"""
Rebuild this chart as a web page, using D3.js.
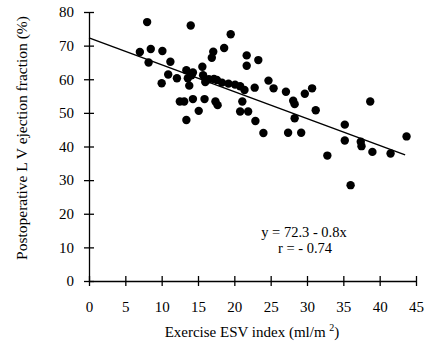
<!DOCTYPE html>
<html>
<head>
<meta charset="utf-8">
<script src="https://cdn.jsdelivr.net/npm/d3@7"></script>
<style>
  body { margin: 0; background: #fff; }
  svg text { font-family: "Liberation Serif", "Times New Roman", serif; fill: #000; }
</style>
</head>
<body>
<svg id="chart" width="427" height="347"></svg>
<script>
// values (exercise ESV index vs postoperative EF)
var esvIndex = [7.0, 8.5, 10.1, 8.0, 8.2, 11.2, 10.9, 10.0, 12.1, 13.4, 14.3, 13.6, 14.1, 13.8,
  14.0, 15.6, 15.7, 16.0, 16.5, 16.9, 17.1, 12.5, 13.1, 14.3, 15.9, 15.1, 13.4, 19.5, 18.6,
  17.2, 17.6, 18.3, 19.2, 20.1, 20.8, 21.4, 17.4, 17.7, 21.7, 21.7, 23.3, 22.8, 21.1, 20.8,
  21.9, 22.9, 24.0, 24.7, 25.4, 27.1, 28.1, 28.3, 28.3, 27.4, 29.2, 29.7, 30.7, 31.2, 32.8,
  35.2, 35.2, 37.4, 37.5, 39.0, 38.7, 41.5, 43.7, 36.0];
var ejectionFraction = [68.1, 69.0, 68.4, 77.0, 65.0, 65.2, 61.4, 58.8, 60.3, 62.7, 62.0, 60.3, 61.2, 58.1,
  76.0, 63.7, 61.2, 59.2, 60.0, 66.4, 68.2, 53.4, 53.4, 54.1, 54.1, 50.6, 47.9, 73.4, 69.3,
  60.1, 59.8, 59.0, 58.7, 58.4, 57.9, 56.8, 53.4, 52.3, 67.1, 64.0, 65.7, 57.5, 53.4, 50.4,
  50.4, 47.6, 44.0, 59.6, 57.3, 56.3, 53.6, 52.6, 48.4, 44.1, 44.1, 55.7, 57.3, 50.8, 37.3,
  46.5, 41.8, 41.4, 40.1, 38.4, 53.4, 37.9, 43.0, 28.5];

// regression line end points
var fitX = [0, 43.5];
var fitY = [72.3, 37.5];

var xTicks = [0, 5, 10, 15, 20, 25, 30, 35, 40, 45];
var yTicks = [0, 10, 20, 30, 40, 50, 60, 70, 80];

var svg = d3.select('#chart');

var xScale = d3.scaleLinear().domain([0, 45]).range([89, 416]);
var yScale = d3.scaleLinear().domain([0, 80]).range([281, 12]);

// y axis, ticks cross the axis line
var yAxisG = svg.append('g')
  .attr('transform', 'translate(' + xScale(0) + ',0)')
  .call(d3.axisLeft(yScale).tickValues(yTicks).tickSize(5).tickSizeOuter(0).tickPadding(10));
yAxisG.selectAll('.tick line').attr('x1', 5);
yAxisG.selectAll('text').style('font-size', '15px');

// x axis
var xAxisG = svg.append('g')
  .attr('transform', 'translate(0,' + yScale(0) + ')')
  .call(d3.axisBottom(xScale).tickValues(xTicks).tickSize(5).tickSizeOuter(0).tickPadding(15));
xAxisG.selectAll('.tick line').attr('y1', -5);
xAxisG.selectAll('text').style('font-size', '15px');

svg.selectAll('.domain, .tick line').attr('stroke', '#000').attr('stroke-width', 1.3);

// points
var pts = esvIndex.map(function(d, i) { return [d, ejectionFraction[i]]; });
svg.selectAll('.dot').data(pts).enter()
  .append('circle')
  .attr('class', 'dot')
  .attr('cx', function(d) { return xScale(d[0]); })
  .attr('cy', function(d) { return yScale(d[1]); })
  .attr('r', 4.2)
  .attr('fill', '#000');

// fitted line
var line = d3.line()
  .x(function(d) { return xScale(d[0]); })
  .y(function(d) { return yScale(d[1]); });
svg.append('path')
  .datum(fitX.map(function(d, i) { return [d, fitY[i]]; }))
  .attr('d', line)
  .attr('fill', 'none')
  .attr('stroke', '#000')
  .attr('stroke-width', 1.5);

// equation
svg.append('text').attr('x', 304).attr('y', 237)
  .attr('text-anchor', 'middle').style('font-size', '14.5px')
  .text('y = 72.3 - 0.8x');
svg.append('text').attr('x', 305).attr('y', 253)
  .attr('text-anchor', 'middle').style('font-size', '14.5px')
  .text('r = - 0.74');

// axis titles
var xt = svg.append('text').attr('x', 252).attr('y', 337)
  .attr('text-anchor', 'middle').style('font-size', '15px');
xt.append('tspan').text('Exercise ESV index (ml/m ');
xt.append('tspan').attr('dy', -6).style('font-size', '10px').text('2');
xt.append('tspan').attr('dy', 6).text(')');

svg.append('text')
  .attr('transform', 'translate(27,138) rotate(-90)')
  .attr('text-anchor', 'middle').style('font-size', '15.5px')
  .text('Postoperative L V ejection fraction (%)');
</script>
</body>
</html>
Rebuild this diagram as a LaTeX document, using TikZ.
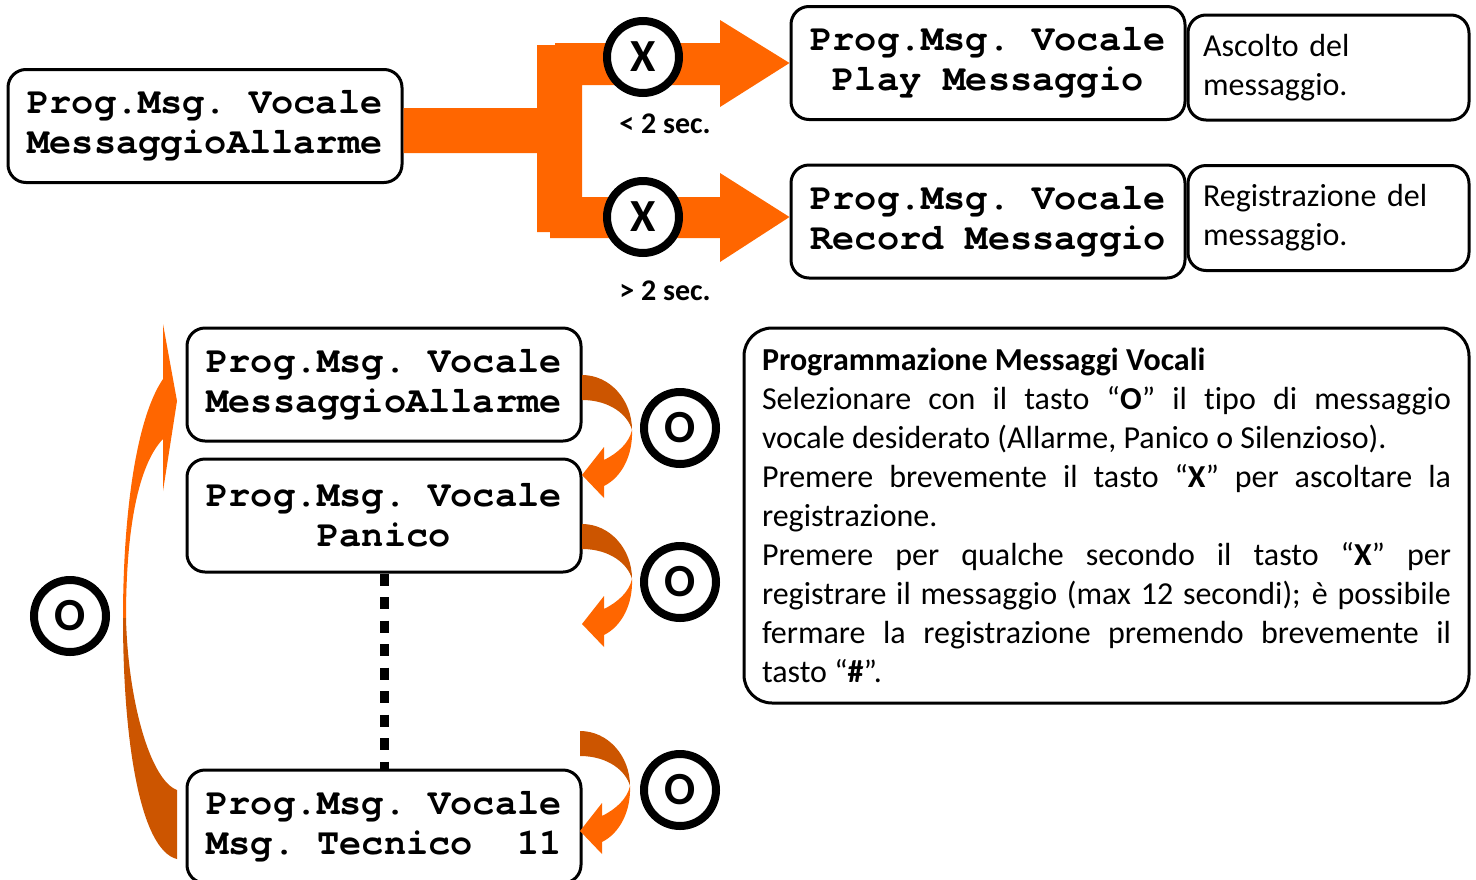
\documentclass[tikz,border=0pt]{standalone}
\usepackage{fontspec}
\setmainfont{Carlito}[Ligatures=NoCommon]
\newfontfamily\lcdfont{TeX Gyre Cursor}
\usetikzlibrary{positioning,calc}
\definecolor{orng}{HTML}{FF6600}
\definecolor{dkorng}{HTML}{CC5500}
\tolerance=10000
\hyphenpenalty=10000

\tikzset{
 lcdbox/.style={draw,line width=3pt,rounded corners=18pt,minimum width=394pt,minimum height=113pt,
  align=center,inner sep=0pt,font=\lcdfont\bfseries\fontsize{37}{40}\selectfont\frenchspacing},
 notebox/.style={draw,line width=3pt,rounded corners=18pt,minimum height=105pt,text width=251pt,
  inner xsep=15pt,align=left,font=\fontsize{32}{39}\selectfont},
 keycirc/.style={circle,draw,line width=8pt,fill=white,minimum size=72pt,inner sep=0pt,
  font=\bfseries\fontsize{46}{46}\selectfont},
 timelbl/.style={font=\bfseries\fontsize{30}{30}\selectfont},
 dotline/.style={line width=9pt,dash pattern=on 12pt off 11.5pt},
 turnarrow/.pic={
  \fill[dkorng] (0,0) .. controls (28,0) and (50,25) .. (50,55)
   .. controls (46,40) and (28,25) .. (0,25) -- cycle;
  \fill[orng] (50,55) .. controls (51,80) and (40,102) .. (22,111) -- (22,123) -- (0,100)
   -- (22,72) -- (22,85) .. controls (36,78) and (47,68) .. (50,55) -- cycle;
 }
}

\begin{document}
\begin{tikzpicture}[x=1pt,y=-1pt]
\useasboundingbox (0,0) rectangle (1476,879);

% top: short / long press on X
\node[lcdbox] (allarme) at (205,126) {Prog.Msg. Vocale\\MessaggioAllarme};
\node[lcdbox] (play) at (988,63) {Prog.Msg. Vocale\\Play Messaggio};
\node[lcdbox] (record) at (988,221.5) {Prog.Msg. Vocale\\Record Messaggio};
\node[notebox] (ascolto) at (1328.5,67.5) {Ascolto del\\messaggio.};
\node[notebox] (registra) at (1328.5,218) {Registrazione del\\messaggio.};

\fill[orng] (allarme.east |- 0,108) -- (537,108) -- (537,45) -- (555,45) -- (555,43) -- (720,43)
 -- (720,20) -- (play.west) -- (720,107) -- (720,85) -- (582,85) -- (582,197) -- (720,197)
 -- (720,173) -- (record.west |- 0,217) -- (720,262) -- (720,238) -- (550,238) -- (550,232)
 -- (537,232) -- (537,153) -- (allarme.east |- 0,153) -- cycle;

\node[keycirc] (xshort) at (643,57) {X};
\node[keycirc] (xlong) at (643,217) {X};
\node[timelbl] (tshort) at (665,124) {< 2 sec.};
\node[timelbl] (tlong) at (665,291) {> 2 sec.};

% bottom: scrolling with O
\node[lcdbox] (ma2) at (384,384.5) {Prog.Msg. Vocale\\MessaggioAllarme};
\node[lcdbox,below=15pt of ma2] (panico) {Prog.Msg. Vocale\\Panico};
\node[lcdbox] (tecnico) at (384,826.5) {Prog.Msg. Vocale\\Msg.~Tecnico~~11};
\draw[dotline] (panico.south) -- (tecnico.north);

\pic at (582,375) {turnarrow};
\pic at (582,524) {turnarrow};
\pic at (580,731) {turnarrow};
\node[keycirc] (onext1) at (680,428) {O};
\node[keycirc] (onext2) at (680,582) {O};
\node[keycirc] (onext3) at (680,790) {O};

% loop back to the first message
\fill[orng] (163,379) .. controls (135,420) and (123,520) .. (123,618) -- (126,618)
 .. controls (126,530) and (138,465) .. (163,439) -- (163,491) -- (177,401) -- (163,324) -- cycle;
\fill[dkorng] (123,618) .. controls (123,740) and (140,850) .. (177,859) -- (177,790)
 .. controls (150,780) and (128,700) .. (126,618) -- cycle;
\node[keycirc] (oloop) at (70,616) {O};

\node[draw,line width=3pt,rounded corners=28pt,text width=689pt,inner xsep=18pt,minimum height=375pt,
 align=justify,font=\fontsize{32}{39}\selectfont] (descr) at (1106.5,515.5)
 {{\bfseries Programmazione Messaggi Vocali}\\
 Selezionare con il tasto “\textbf{O}” il tipo di messaggio\linebreak
 vocale desiderato (Allarme, Panico o Silenzioso).\\
 Premere brevemente il tasto “\textbf{X}” per ascoltare la\linebreak
 registrazione.\\
 Premere per qualche secondo il tasto “\textbf{X}” per\linebreak
 registrare il messaggio (max 12 secondi); è possibile\linebreak
 fermare la registrazione premendo brevemente il\linebreak
 tasto “\textbf{\#}”.};
\end{tikzpicture}
\end{document}
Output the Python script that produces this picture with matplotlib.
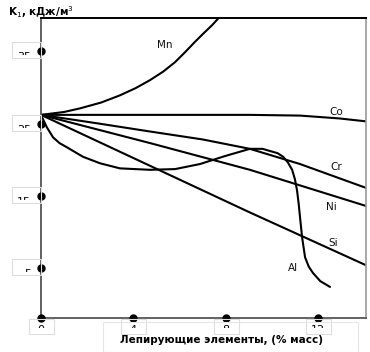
import numpy as np
import matplotlib.pyplot as plt
from matplotlib.transforms import Bbox, offset_copy
from matplotlib.patches import Rectangle

plt.rcParams['font.family'] = ['DejaVu Sans']

# K1 vs alloying element content
mn_x = [0, 1.0, 1.69, 2.6, 3.42, 4.1, 4.72, 5.3, 5.81, 6.25, 6.67, 7.05, 7.41, 7.84]
mn_y = [26.2, 26.6, 27.1, 27.9, 28.9, 29.9, 31.0, 32.2, 33.5, 34.9, 36.3, 37.5, 38.6, 40.1]

co_x = [0, 4.72, 9.05, 11.22, 12.95, 14.08]
co_y = [26.2, 26.2, 26.2, 26.1, 25.7, 25.3]

cr_x = [0, 2.5, 4.72, 7.0, 9.05, 11.22, 14.08]
cr_y = [26.2, 25.0, 23.9, 22.8, 21.5, 19.4, 16.1]

ni_x = [0, 4.72, 9.05, 14.08]
ni_y = [26.2, 22.3, 18.6, 13.6]

si_x = [0, 9.05, 14.08]
si_y = [26.2, 12.7, 5.4]

al_x = [0, 0.25, 0.52, 0.8, 1.13, 1.82, 2.56, 3.42, 4.72, 5.81, 6.89, 7.97, 9.05,
        9.6, 9.92, 10.25, 10.49, 10.7, 10.88, 11.0, 11.09, 11.16, 11.22, 11.31,
        11.44, 11.6, 11.79, 12.1, 12.52]
al_y = [26.2, 24.5, 23.1, 22.3, 21.7, 20.4, 19.5, 18.8, 18.6, 18.7, 19.4, 20.5, 21.5,
        21.5, 21.2, 20.9, 20.4, 19.6, 18.6, 17.3, 15.8, 14.0, 12.1, 9.3,
        6.5, 5.2, 4.3, 3.2, 2.4]

curves = [(mn_x, mn_y), (co_x, co_y), (cr_x, cr_y), (ni_x, ni_y), (si_x, si_y), (al_x, al_y)]
names = ['Mn', 'Co', 'Cr', 'Ni', 'Si', 'Al']
name_x = [5.37, 12.78, 12.78, 12.6, 12.65, 10.92]
name_y = [35.8, 26.6, 19.0, 13.4, 8.5, 5.0]

x_ticks = [0, 4, 8, 12]
y_ticks = [5, 15, 25, 35]

W, H = 370, 352
fig = plt.figure(figsize=(W / 100, H / 100), dpi=100)
ax = fig.add_axes([41 / W, 1 - 318 / H, 325 / W, 300 / H])
ax.set_xlim(0, 14.08)
ax.set_ylim(-1.9, 39.6)

for (cx, cy) in curves:
    ax.plot(cx, cy, color='black', lw=1.5, solid_capstyle='round')

for n, tx, ty in zip(names, name_x, name_y):
    ax.text(tx, ty, n, fontsize=7.5, ha='center', va='center', color='#111111')

ax.set_xticks([])
ax.set_yticks([])
ax.spines['left'].set_color('#555555')
ax.spines['left'].set_linewidth(1.3)
ax.spines['bottom'].set_color('#555555')
ax.spines['bottom'].set_linewidth(1.3)
ax.spines['top'].set_color('black')
ax.spines['top'].set_linewidth(1.4)
ax.spines['right'].set_color('#999999')
ax.spines['right'].set_linewidth(1.2)

# tick dots on the axes
ax.plot(np.zeros(len(y_ticks)), y_ticks, 'o', color='black', ms=5, clip_on=False, zorder=5)
ax.plot(x_ticks, np.zeros(len(x_ticks)), 'o', color='black', ms=5, clip_on=False,
        zorder=5, transform=ax.get_xaxis_transform())

# tick labels, cut off by their boxes as in the original
for v in y_ticks:
    px, py = ax.transData.transform((0, v))
    fig.patches.append(Rectangle((px - 29, py - 7), 29, 16, transform=None,
                                 fill=False, ec='#dddddd', lw=0.8))
    t = ax.text(0, v, str(v), fontsize=8, ha='right', va='top',
                transform=offset_copy(ax.get_yaxis_transform(), fig, x=-10, y=-1, units='dots'))
    t.set_clip_box(Bbox.from_extents(px - 40, py - 4, px, py + 9))
    t.set_clip_on(True)

for v in x_ticks:
    px, py = ax.transData.transform((v, -1.9))
    fig.patches.append(Rectangle((px - 12, py - 16), 25, 15, transform=None,
                                 fill=False, ec='#dddddd', lw=0.8))
    t = ax.text(v, 0, str(v), fontsize=8, ha='center', va='top',
                transform=offset_copy(ax.get_xaxis_transform(), fig, x=0, y=-7, units='dots'))
    t.set_clip_box(Bbox.from_extents(px - 20, py - 10, px + 20, py - 7))
    t.set_clip_on(True)

fig.patches.append(Rectangle((103 / W, 0), 255 / W, 30 / H, transform=fig.transFigure,
                             fill=False, ec='#e6e6e6', lw=0.8))
fig.text(221 / W, 12 / H, 'Лепирующие элементы, (% масс)', fontsize=7.5,
         fontweight='bold', ha='center', va='center')
fig.text(8 / W, 1 - 12 / H, 'K$_1$, кДж/м$^3$', fontsize=7.5, fontweight='bold',
         ha='left', va='center')

fig.savefig('out.png', dpi=100)
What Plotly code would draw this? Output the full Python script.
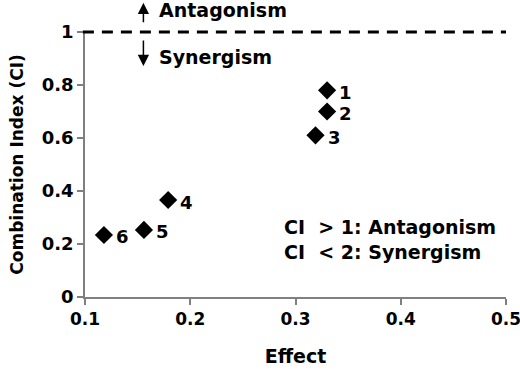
"""
#### PROBLEM DETAILS:
Omit all pictures, then copy the lines between the ones holding "Output the Python" and "plt.rcParams['font.family'] = ['DejaVu Sans']", inclusive.

#### COMPLETE RESPONSE:
Output the Python script that produces this picture with matplotlib.
import numpy as np
import matplotlib.pyplot as plt
from matplotlib.transforms import Bbox, offset_copy
from matplotlib.patches import Rectangle

plt.rcParams['font.family'] = ['DejaVu Sans']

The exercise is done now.